DEWEY WINS! DEWEY WINS!
‘Dewey Wins’ wasn’t the exact newspaper headline in 1948 when most of the major newspapers at the time mispredicted the winner of the U.S. presidential election (we all now know that Mr. Truman won). But it points out that proclaiming a winner has a unique history.
And what does Dewey have to do with me, you and the rest of the world of miles and points? Well, it’s still too close to call regarding the potential merger between American AAdvantage and US Airways Dividend Miles–news that seems destined to be announced before the next issue of this magazine–and news that I haven’t been able to worm out of even my best sources at these two airlines.
It’s those bondholders who are mucking up my ability to predict the certain outcome (and like newspapers in 1948, I’ve got a deadline). Now having proclaimed that Dewey wins, I know it is safe to say that all your miles can be put back together again, and while I may issue a mea culpa next month for calling this election wrong, I’ll stick my head out and say–welcome to your new frequent flyer program … members of US Airways Dividend Miles.
Now really isn’t the best time to do a full analysis of this merger, but rest assured that all your miles, even those earned by those popular Grand Slam promotions through the years, are good to go. I have no doubt the combined program will be called AAdvantage. I have no doubt that some members will be enriched with the merger of the two airlines and some members will switch rather than fight the changes that will come with the merger. What might the changes be like? It’s anyone’s guess at this point but these two programs do have some similarities so the merger will not be all that unknown.
Both interestingly enough offer discounted awards to their credit cardholders. But I do know that two different banks are at play here (Citi and Barclays), and history tells us that when program mergers included differing banks, one was soon gone. I’m not so sure that’s the picture here. Citi has been very slow underfoot to offer new ideas in credit cards for AAdvantage, while Chase has been doing wonders for United’s MileagePlus program, so maybe it would be positive for this program to shake things up a little and figure out a way to work with both banks for new offers.

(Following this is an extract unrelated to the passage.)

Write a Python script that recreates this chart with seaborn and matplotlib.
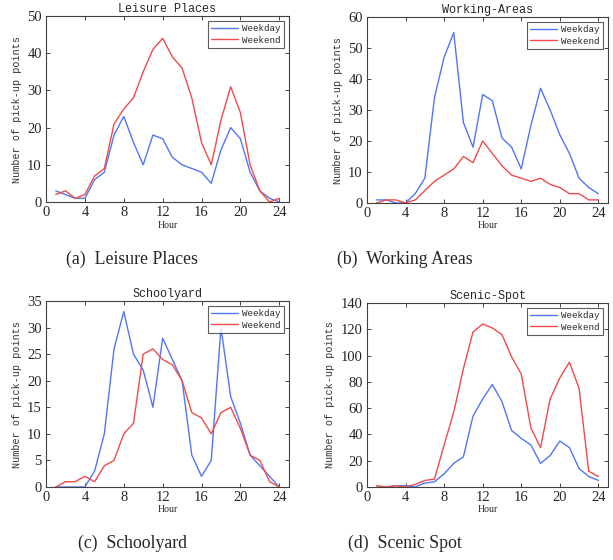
import matplotlib
matplotlib.use("Agg")
import matplotlib.pyplot as plt
import seaborn as sns
import pandas as pd

hours = list(range(1, 25))

leisure_weekday = [3, 2, 1, 1, 6, 8, 18, 23, 16, 10, 18, 17, 12, 10, 9, 8, 5, 14, 20, 17, 8, 3, 1, 0]
leisure_weekend = [2, 3, 1, 2, 7, 9, 21, 25, 28, 35, 41, 44, 39, 36, 28, 16, 10, 22, 31, 24, 10, 3, 0, 1]

working_weekday = [1, 1, 0, 0, 3, 8, 34, 47, 55, 26, 18, 35, 33, 21, 18, 11, 25, 37, 30, 22, 16, 8, 5, 3]
working_weekend = [0, 1, 1, 0, 1, 4, 7, 9, 11, 15, 13, 20, 16, 12, 9, 8, 7, 8, 6, 5, 3, 3, 1, 1]

school_weekday = [0, 0, 0, 0, 3, 10, 26, 33, 25, 22, 15, 28, 24, 20, 6, 2, 5, 30, 17, 12, 6, 4, 2, 0]
school_weekend = [0, 1, 1, 2, 1, 4, 5, 10, 12, 25, 26, 24, 23, 20, 14, 13, 10, 14, 15, 11, 6, 5, 1, 0]

scenic_weekday = [0, 0, 1, 1, 0, 3, 4, 10, 18, 23, 54, 67, 78, 65, 43, 37, 32, 18, 24, 35, 30, 14, 8, 5]
scenic_weekend = [1, 0, 1, 0, 2, 5, 6, 32, 57, 90, 118, 124, 121, 116, 99, 86, 45, 30, 67, 83, 95, 75, 12, 8]

titles = ["Leisure Places", "Working-Areas", "Schoolyard", "Scenic-Spot"]
captions = ["(a)  Leisure Places", "(b)  Working Areas", "(c)  Schoolyard", "(d)  Scenic Spot"]
ylims = [50, 60, 35, 140]
ysteps = [10, 10, 5, 20]
xticks = [0, 4, 8, 12, 16, 20, 24]
series_names = ["Weekday", "Weekend"]

data = [
    (leisure_weekday, leisure_weekend),
    (working_weekday, working_weekend),
    (school_weekday, school_weekend),
    (scenic_weekday, scenic_weekend),
]

sns.set_style("ticks")
mono = ["Liberation Mono", "DejaVu Sans Mono"]
serif = ["Liberation Serif", "DejaVu Serif"]

fig = plt.figure(figsize=(6.13, 5.6), dpi=100)
W, H = 613, 560
boxes = [(46, 16, 289, 202), (367, 17, 608, 203), (46, 301, 289, 487), (367, 303, 608, 487)]
cap_pos = [(132, 259), (405, 259), (132, 543), (405, 543)]
hour_y = [225, 225, 510, 510]
palette = {"Weekday": "#5276f7", "Weekend": "#f24a4a"}

for i, (wd, we) in enumerate(data):
    l, t, r, b = boxes[i]
    ax = fig.add_axes([l / W, 1 - b / H, (r - l) / W, (b - t) / H])
    df = pd.DataFrame({
        "Hour": hours + hours,
        "Count": list(wd) + list(we),
        "Type": [series_names[0]] * len(hours) + [series_names[1]] * len(hours),
    })
    sns.lineplot(data=df, x="Hour", y="Count", hue="Type", palette=palette,
                 linewidth=1.0, ax=ax, legend=True)
    ax.set_xlim(0, 25)
    ax.set_ylim(0, ylims[i])
    ax.set_xticks(xticks)
    ax.set_yticks(list(range(0, ylims[i] + 1, ysteps[i])))
    ax.tick_params(direction="in", top=True, right=True, length=3, width=0.6,
                   colors="#262626", labelsize=10.5, pad=3)
    for lab in ax.get_xticklabels() + ax.get_yticklabels():
        lab.set_fontfamily(serif)
    for sp in ax.spines.values():
        sp.set_visible(True)
        sp.set_linewidth(0.8)
        sp.set_color("#404040")
    ax.set_title(titles[i], fontsize=8.5, family=mono, pad=3)
    ax.set_xlabel("")
    ax.set_ylabel("Number of pick-up points", fontsize=7.3, family=mono, labelpad=4,
                  color="#333333")
    fig.text(((l + r) / 2) / W, 1 - hour_y[i] / H, "Hour", fontsize=7, family=serif,
             ha="center", va="center")
    leg = ax.legend(loc="upper right", frameon=True, fancybox=False,
                    prop={"family": mono, "size": 6.6}, borderpad=0.35,
                    handlelength=2.9, handletextpad=0.5, labelspacing=0.25,
                    borderaxespad=0.55)
    leg.get_frame().set_edgecolor("#333333")
    leg.get_frame().set_linewidth(0.8)
    fig.text(cap_pos[i][0] / W, 1 - cap_pos[i][1] / H, captions[i], fontsize=12.8,
             family=serif, ha="center", va="center")

fig.savefig("out.png", dpi=100)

The two FFPs differ on how their elite members are upgraded, with Dividend Miles members enjoying the industry standard of unlimited upgrades on an hours advance system, while American clings to a somewhat dated upgrade miles chit system.
The one item I’m a little concerned about is some of the excellent award deals that Dividend Miles has. They have excellent deals on premium intra-Asia awards, off-peak awards to Europe and the Caribbean, business class to select areas of Asia and other gems. But AAdvantage redeems maybe four times the number of awards to their members than Dividend Miles without much complaint. So my guess is that some, or likely all, of these redemption gems for Dividend Miles members will be merged upward with some major differences in upgrades and promotional offers going from current AAdvantage style to Dividend style. As many of our readers know, AAdvantage used to run the US Airways frequent flyer program years ago so US Airways has history with both American Airlines and British Airways. Yes, another of the back-to-the-future sort of event this industry treats us all to if we’re around long enough. While I like competition and would prefer to see these two continue to challenge one another, I can resign myself to change if it means seeing my miles live another day.
And yes, I see these two hooking up their current interests and moving to a revenue-based frequent flyer program in the not so distant future. The merger of Continental and United took United’s interest off the birdy on this topic, but I’m fairly certain that American and US Airways could possibly pull off the whole thing at once to make this a very interesting time for this industry. And yes, I don’t expect by the time you read this that the headlines will only be Dewey Wins.